As for not knowing what he wants, by now at his age he should. For me it is unacceptable that he is robbing you of your young adulthood why he messes around with what he wants in a woman. If he is that undecisive then is it good that he enjoys the fruits of the relationship while he waits for his decision making to arrive?

So in the words of that doctor some 35 years ago that tried to give me advice that I ignored- perhaps you should be looking for love with someone that is more suited.

I know it is difficult to listen to these words but I'm being honest.

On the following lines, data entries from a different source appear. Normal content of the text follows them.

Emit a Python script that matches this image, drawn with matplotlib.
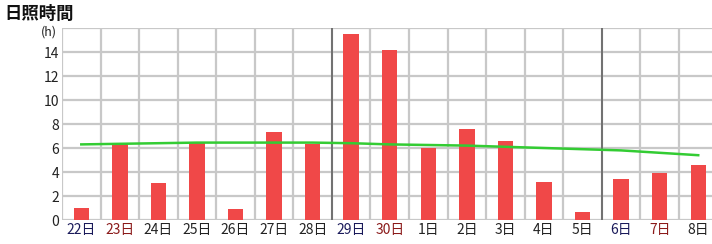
import matplotlib
matplotlib.use("Agg")
import matplotlib.pyplot as plt
import numpy as np

plt.rcParams["font.family"] = ["Noto Sans CJK JP", "DejaVu Sans"]

days = ["22日", "23日", "24日", "25日", "26日", "27日", "28日", "29日", "30日",
        "1日", "2日", "3日", "4日", "5日", "6日", "7日", "8日"]
sunshine = [1.0, 6.3, 3.1, 6.4, 0.9, 7.3, 6.3, 15.5, 14.2,
            6.0, 7.6, 6.6, 3.2, 0.7, 3.4, 3.9, 4.6]
normal = [6.3, 6.35, 6.4, 6.45, 6.45, 6.45, 6.45, 6.4, 6.3,
          6.25, 6.2, 6.1, 6.0, 5.9, 5.8, 5.6, 5.4]
label_colors = ["#1a1a5a", "#8b1a1a", "#222222", "#222222", "#222222", "#222222",
                "#222222", "#1a1a5a", "#8b1a1a", "#222222", "#222222", "#222222",
                "#222222", "#222222", "#1a1a5a", "#8b1a1a", "#222222"]
yticks = [0, 2, 4, 6, 8, 10, 12, 14]
week_breaks = [6.5, 13.5]

fig = plt.figure(figsize=(7.12, 2.44), dpi=100)
ax = fig.add_axes([62 / 712, 24 / 244, 655.5 / 712, 192 / 244])
x = np.arange(len(days))

# grid
for b in np.arange(-0.5, len(days), 1.0):
    ax.axvline(b, color="#c8c8c8", lw=1.6, zorder=0)
for v in range(0, 17, 2):
    ax.axhline(v, color="#c8c8c8", lw=1.6, zorder=0)
for b in week_breaks:
    ax.axvline(b, color="#707070", lw=1.4, zorder=1)

ax.bar(x, sunshine, width=0.4, color="#f04848", zorder=2)
ax.plot(x, normal, color="#33cc33", lw=1.8, zorder=3)

ax.set_xlim(-0.5, len(days) - 0.5)
ax.set_ylim(0, 16)
ax.set_yticks(yticks)
ax.set_yticklabels([str(v) for v in yticks], fontsize=10, color="#222222")
ax.set_xticks(x)
ax.set_xticklabels(days, fontsize=10)
for lbl, c in zip(ax.get_xticklabels(), label_colors):
    lbl.set_color(c)
ax.tick_params(length=0, pad=2)
for s in ax.spines.values():
    s.set_visible(False)

fig.text(4 / 712, 1 - 14 / 244, "日照時間", fontsize=12.5, fontweight="bold",
         va="center", ha="left", color="#111111")
fig.text(57 / 712, 1 - 32 / 244, "(h)", fontsize=9, va="center", ha="right",
         color="#222222")

fig.savefig("out.png", dpi=100, facecolor="white")
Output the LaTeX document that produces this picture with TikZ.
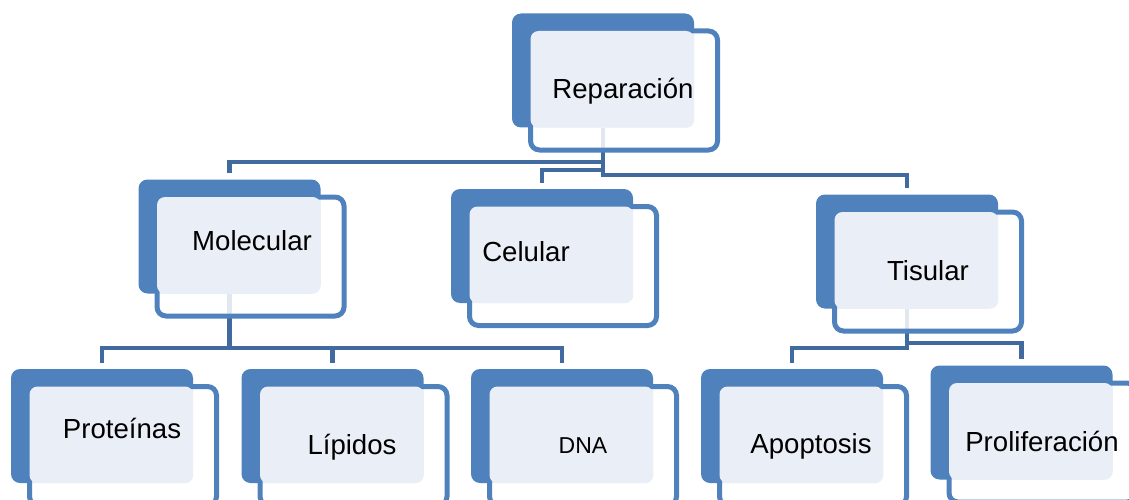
\documentclass[tikz,border=0pt]{standalone}
\usepackage{fontspec}
\setmainfont{Liberation Sans}
\pgfdeclarelayer{links}
\pgfsetlayers{links,main}
\definecolor{boxblue}{HTML}{4F81BD}
\definecolor{linkblue}{HTML}{416B9F}
\definecolor{softblue}{HTML}{EAEFF7}
\tikzset{
  backbox/.style={fill=boxblue, rounded corners=9pt, minimum width=182pt, minimum height=114pt, inner sep=0pt},
  frontbox/.style={draw=boxblue, line width=5pt, fill=white, fill opacity=0.85, draw opacity=1,
                   rounded corners=9pt, minimum width=187pt, minimum height=119pt, inner sep=0pt},
  softfill/.style={fill=softblue, rounded corners=8pt},
  tierfont/.style={font=\fontsize{27.6}{30}\selectfont, text=black, inner sep=0pt},
  smallfont/.style={font=\fontsize{23}{26}\selectfont, text=black, inner sep=0pt},
  link/.style={draw=linkblue, line width=4.6pt, shorten >=6pt}
}
% #1 label style, #2 name, #3,#4 centre of the back panel, #5,#6 label baseline, #7 label
\newcommand{\tierbox}[7][tierfont]{%
  \node[backbox] (#2B) at (#3,#4) {};
  \node[frontbox] (#2F) at ([xshift=21pt,yshift=-20pt]#2B.center) {};
  \fill[softfill] ([xshift=2.5pt,yshift=-2.5pt]#2F.north west) rectangle (#2B.south east);
  \node[#1,anchor=base] (#2) at (#5,#6) {#7};
}
\begin{document}
\begin{tikzpicture}[x=1pt,y=-1pt]
\useasboundingbox (0,0) rectangle (1129,500);
\clip (0,0) rectangle (1129,500);

\tierbox{rep}{603}{70.5}{623}{99}{Reparación}
\tierbox{mol}{229.5}{236.5}{252}{250}{Molecular}
\tierbox{cel}{542}{246}{526}{261}{Celular}
\tierbox{tis}{907}{251.5}{928}{280}{Tisular}
\tierbox{pro}{102}{426}{122}{438}{Proteínas}
\tierbox{lip}{332.5}{426}{352}{454}{Lípidos}
\tierbox[smallfont]{dna}{562}{426}{583}{453}{DNA}
\tierbox{apo}{792}{426}{811}{453}{Apoptosis}
\tierbox{prl}{1021.5}{422.5}{1042}{451}{Proliferación}

% elbow heights of the branch lines
\coordinate (hA) at (0,162);
\coordinate (hB) at (0,170);
\coordinate (hC) at (0,175);
\coordinate (hD) at (0,348);
\coordinate (hE) at (0,343);

\begin{pgfonlayer}{links}
  \draw[link] (repB.south) -- (repB.south |- hA) -| (molB.north);
  \draw[link] (repB.south) -- (repB.south |- hB) -| (celB.north);
  \draw[link] (repB.south) -- (repB.south |- hC) -| (tisB.north);
  \draw[link] (molB.south) -- (molB.south |- hD) -| (proB.north);
  \draw[link] (molB.south) -- (molB.south |- hD) -| (lipB.north);
  \draw[link] (molB.south) -- (molB.south |- hD) -| (dnaB.north);
  \draw[link] (tisB.south) -- (tisB.south |- hD) -| (apoB.north);
  \draw[link] (tisB.south) -- (tisB.south |- hE) -| (prlB.north);
\end{pgfonlayer}
\end{tikzpicture}
\end{document}
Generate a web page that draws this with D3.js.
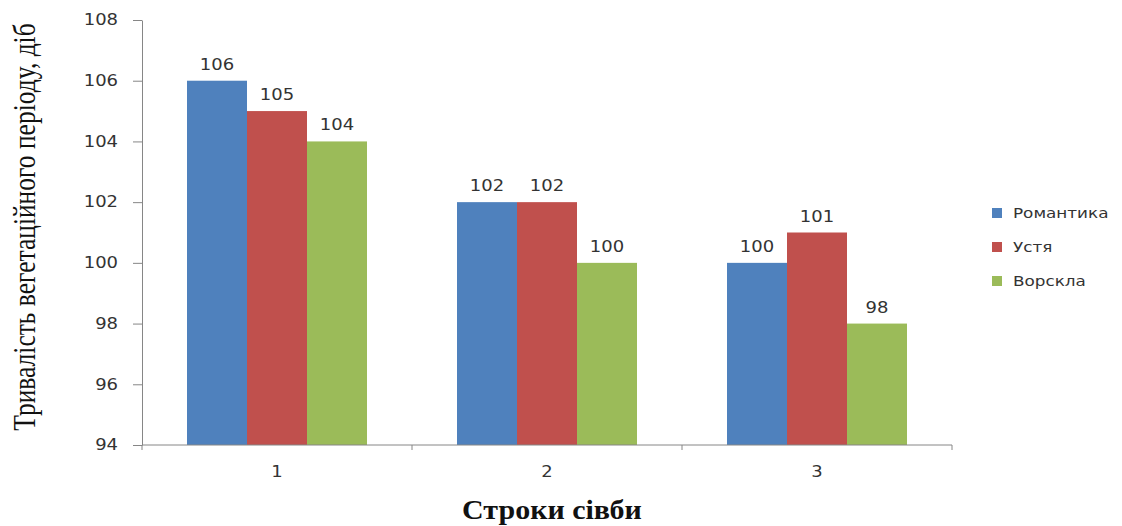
<!DOCTYPE html>
<html>
<head>
<meta charset="utf-8">
<script src="https://d3js.org/d3.v7.min.js"></script>
<style>
body { margin: 0; background: #fff; }
text { font-family: 'DejaVu Sans', Verdana, sans-serif; fill: #333; }
.serif { font-family: 'Liberation Serif', 'Times New Roman', serif; fill: #111; }
</style>
</head>
<body>
<div id="chart"></div>
<script>
// data
var categories = ["1", "2", "3"];
var series = ["Романтика", "Устя", "Ворскла"];
var romantyka = [106, 102, 100];
var ustia = [105, 102, 101];
var vorskla = [104, 100, 98];
var yTicks = [94, 96, 98, 100, 102, 104, 106, 108];
var colors = ["#4F81BD", "#C0504D", "#9BBB59"];

var values = [romantyka, ustia, vorskla];
var sx = 1.2; // the picture's text is a bit wide

var svg = d3.select("#chart").append("svg")
  .attr("width", 1122).attr("height", 526);

var x0 = d3.scaleBand().domain(categories).range([142, 952])
  .paddingInner(1/3).paddingOuter(1/6);
var x1 = d3.scaleBand().domain(series).range([0, x0.bandwidth()]);
var y = d3.scaleLinear().domain([94, 108]).range([445, 20]);

// bars
var groups = svg.selectAll(".grp")
  .data(categories)
  .enter().append("g")
  .attr("class", "grp")
  .attr("transform", function(d) { return "translate(" + x0(d) + ",0)"; });

groups.selectAll("rect")
  .data(function(d, i) { return series.map(function(s, j) { return {s: s, v: values[j][i], c: colors[j]}; }); })
  .enter().append("rect")
  .attr("x", function(d) { return x1(d.s); })
  .attr("y", function(d) { return y(d.v); })
  .attr("width", x1.bandwidth())
  .attr("height", function(d) { return y(94) - y(d.v); })
  .style("fill", function(d) { return d.c; });

// value labels
groups.selectAll(".lbl")
  .data(function(d, i) { return series.map(function(s, j) { return {s: s, v: values[j][i]}; }); })
  .enter().append("text")
  .attr("class", "lbl")
  .attr("text-anchor", "middle")
  .attr("font-size", "15px")
  .attr("transform", function(d) {
    return "translate(" + (x1(d.s) + x1.bandwidth() / 2) + "," + (y(d.v) - 11) + ") scale(" + sx + ",1)";
  })
  .text(function(d) { return d.v; });

// y axis
var yAxis = svg.append("g")
  .attr("transform", "translate(142,0)")
  .call(d3.axisLeft(y).tickValues(yTicks).tickSize(9).tickSizeOuter(0).tickPadding(15));
yAxis.select(".domain").attr("stroke", "#868686");
yAxis.selectAll(".tick line").attr("stroke", "#868686");
yAxis.selectAll(".tick text")
  .attr("font-family", null).attr("font-size", "15px")
  .attr("x", -24 / sx).attr("transform", "scale(" + sx + ",1)");

// x axis line with boundary ticks
var xAxis = svg.append("g");
xAxis.append("line")
  .attr("x1", x0.range()[0]).attr("x2", x0.range()[1])
  .attr("y1", y(94)).attr("y2", y(94))
  .attr("stroke", "#868686");
d3.range(categories.length + 1).forEach(function(i) {
  var bx = x0.range()[0] + i * x0.step();
  xAxis.append("line")
    .attr("x1", bx).attr("x2", bx)
    .attr("y1", y(94)).attr("y2", y(94) + 5)
    .attr("stroke", "#868686");
});
xAxis.selectAll(".cat")
  .data(categories)
  .enter().append("text")
  .attr("class", "cat")
  .attr("text-anchor", "middle")
  .attr("font-size", "15px")
  .attr("transform", function(d) {
    return "translate(" + (x0(d) + x0.bandwidth() / 2) + ",477) scale(" + sx + ",1)";
  })
  .text(function(d) { return d; });

// axis titles
svg.append("text")
  .attr("class", "serif")
  .attr("text-anchor", "middle")
  .attr("font-size", "25.5px")
  .attr("transform", "translate(35,227) rotate(-90) scale(1,1.2)")
  .text("Тривалість вегетаційного періоду, діб");

svg.append("text")
  .attr("class", "serif")
  .attr("text-anchor", "middle")
  .attr("font-size", "24px")
  .attr("font-weight", "bold")
  .attr("transform", "translate(552,519) scale(1.25,1.15)")
  .text("Строки сівби");

// legend
var legend = svg.selectAll(".leg")
  .data(series)
  .enter().append("g")
  .attr("class", "leg")
  .attr("transform", function(d, i) { return "translate(992," + (213 + i * 34) + ")"; });
legend.append("rect")
  .attr("x", 0).attr("y", -5).attr("width", 10).attr("height", 10)
  .style("fill", function(d, i) { return colors[i]; });
legend.append("text")
  .attr("font-size", "14px")
  .attr("dy", "0.36em")
  .attr("transform", "translate(21,0) scale(" + sx + ",1)")
  .text(function(d) { return d; });
</script>
</body>
</html>
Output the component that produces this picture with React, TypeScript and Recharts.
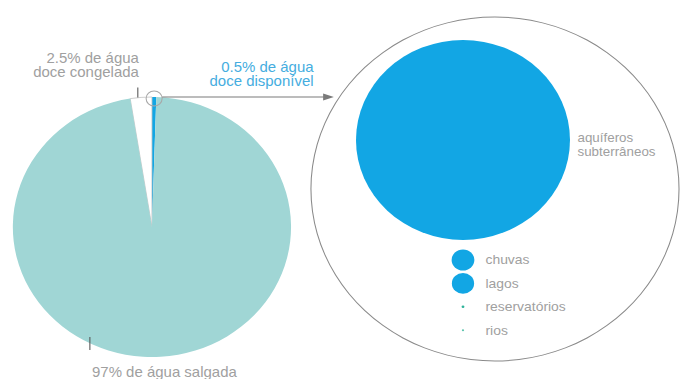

Finally, it is up to him to disassociate himself from his ex and her family. If he doesnt do it then he has a reason why he allows the contact to remain. If she is the mother of his child there is some need for contact but any more and it is hurting you then he should protect his relationship. Sorry but it is another reason to consider moving on.

TonyWK

Banksy92
Champion Alumni
Champion Alumni

Hi Nib,

How have you been feeling about this lately?

That's great you have someone you have been seeing. Have you considered seeing a bulk billing psychologist in between these sessions so you have someone free or affordable you can work with while money is tight? There are lots of great specialists available for those with financial struggles too.

This website allows you to filter by area, expertise and if they are bulk billing which may be helpful? https://psychology.org.au/

How has your relationship with him been recently?

Hope to hear from you.

nib
Community Member

Hi TonyWK,

I want to start by thanking you for your input and for sharing your story; it really means a lot to me and your comment in particular has given me a good perspective of what I should consider when seeking a relationship.

nib
Community Member

Hi Banksy92,

I have been doing well lately. My mood has been up and down and I think it is largely due to the fact that I forgot to take my medication for four days straight. I usually forget to take my medication, so my mother helps me out by reminding me that I should take them/gives them the me as soon as I wake up in the morning. I started taking them again just yesterday.

Anyway, back on topic, I am considering in seeking psychological support from headspace, since I am in my early twenties. I want to focus on getting good grades at adult school next year, eating better, exercising more, making new friends, and starting a business down the track. One thing at a time, of course.

Thank You for providing me with this link, I will check it out 🙂

Banksy92
Champion Alumni
Champion Alumni

Seeking support from Headspace sounds like a great move Nib, I've heard they offer really helpful services for young people. Let us know how you go. All your plans for next year sound wonderful too, it's great to hear you're thinking about whats best for you and will give you a fulfilled and happy life.

Sorry to hear you had a rough time as you missed your medication, hopefully now you're back on track you're feeling a little better?

Keep us updated with how everything goes.